I arrived 15 minutes late for the Saturday morning conference call, right as Kate said she was about done with announcements and we would be doing check ins next. Kate being the instructor in my life coach-training program, the conference call being one of the training calls the 15 of us in the program dialed in to from all over the world.
As Kate went on to say that this week our check in would be “If you really knew me…” —I kinda started to panic. What that meant was that we were all to answer the question as openly and honestly as we could and share how we were really feeling, the feelings below the surface, not the, “I’m fine or everything is good” level that we tend to live at with acquaintances and colleagues every day.
I guess I was feeling a bit out of practice with that level of vulnerability—we’d been on summer hiatus for more than a month and I’d been focused on my new clients, was dipping a toe into blogging and developing an e-course—“If you really knew me” would mean sharing the wide range of conflicted feelings related to all this new stuff.
As much as I wanted to just hang up the phone and get back to my day of errands, I went ahead and hit star 6 and waited my turn to speak. Listening to the others, my anxiety about sharing began to slip away.
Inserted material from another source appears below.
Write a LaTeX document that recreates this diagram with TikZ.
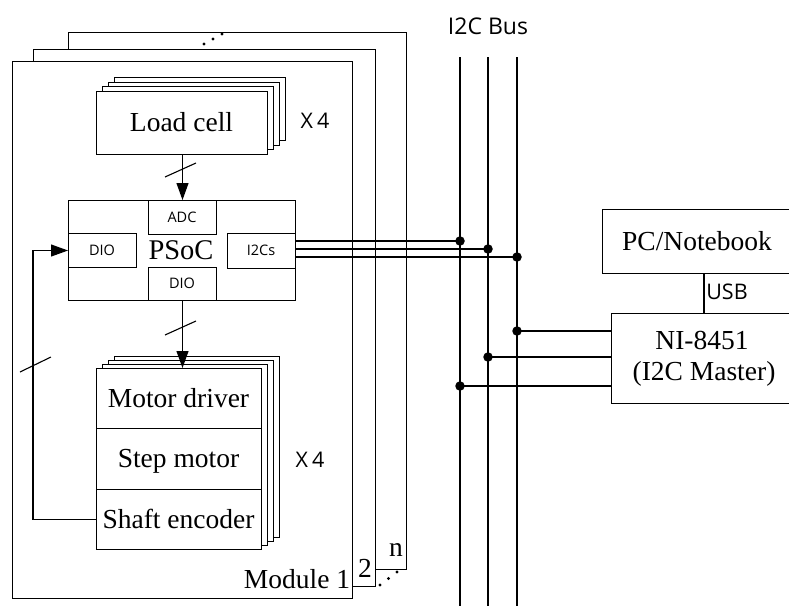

I found myself leaning into their stories, reminded that everyone’s lives are complicated; confliction is everywhere.
Once my turn came up the anxiety had dissipated and I immediately felt the energy of my tribe—I knew I had 14 peers, Kate, and two other coach instructors on the line supporting me however I needed it.
And with that, out of my mouth fell the words:
“If you really knew me, you’d know that I’m actually doing pretty good right now. I’m happy….
…And it’s weird.
I’m not used to it. I’m just not used to feeling …happy.”
It’s safe to say that these were not the words I would have expected to come out. I didn’t plan what I was going to say—but still… Where was all that confliction? Where was all that discomfort and awkwardness of the last month?
With a little distance I can now see that those feelings of confliction, discomfort and awkwardness—while they are very real and true feelings—they also just come along with the territory of trying new things. That deeper down “I’m happy” feeling—that’s my core.
At my core I’m happier now than I can remember feeling in, if I’m really honest here, at least a decade. Confliction, disappointment, heartbreak and the weight of great responsibility—these were feelings I’d become a lot more familiar with.
After more than a decade of not feeling so happy, this turn didn’t happen overnight; but no matter how long it takes, change really only happens when you let it. Change happens when you stop fighting it off and allow yourself to make choices that can help you get to a better place—dare I say, a happier one.
I found the happiness I know today not by some overly simplistic choice to “be happy”—but by choosing experiences that helped me to open up my heart, by making a choice to let go of long held beliefs about myself that were holding me back, in order to make space for new parts, by choosing to feel whatever difficult things I needed to feel, and then finding myself moving past them.
While it had been rearing it’s head for a few years, change for me really started a year ago with taking a few classes in Positive Psychology and life coaching at a local college. After 20 years away from school, a marriage, a child, a career and a divorce–I found that the coursework gave me a new, fresh lens for seeing myself. I didn’t need to be defined by that difficult marriage, the many disappointments, and the great burden of responsibility—instead I started to take back responsibility for making my life what I wanted it to be.
Six months later, more choices came along—I did not choose to listen to the fearful voice inside that urged me to just “appreciate my salaried job already” and instead I listened to the quietly encouraging voice inside that said something like “Keep at this. Keep trying it out. There’s something here for you.” And with that I boldly applied up for the inaugural class of the Courageous Coach Training Program—an experience that has ended up being truly life altering. I’m incredibly grateful for everything I’ve learned and for where I am today, but it has also been intensely hard work, the work of tackling my own emotional terrain so I can in turn, coach others through theirs.
I’ve learned and grown so much. I’ve opened my heart to so many new concepts, people and experiences. I’ve learned to see that that’s where the magic is—in the zone just outside your comfort.
I’ve learned to allow myself be vulnerable even when I didn’t really want to be; knowing I was always safe and supported allowed me to go where I needed to go.
I’ve allowed myself to face beliefs I had held about myself my entire life. And more importantly, I allowed myself to see the truth and believe I could let go of what wasn’t.
I’ve learned to trust myself—and how to recognize and work with those often opposing voices inside me.
I’ve learned that feeling the hardest stuff is the definition of bravery. And coming out the end of it, the definition of rewarding.
And after all this openhearted hard work and vulnerable stretching way past my comfort zone—what exactly have I found for myself? Well what I’ve found inside myself is Me. Sometimes conflicted, often awkward, far from perfect, but below all that—a quite happy Me.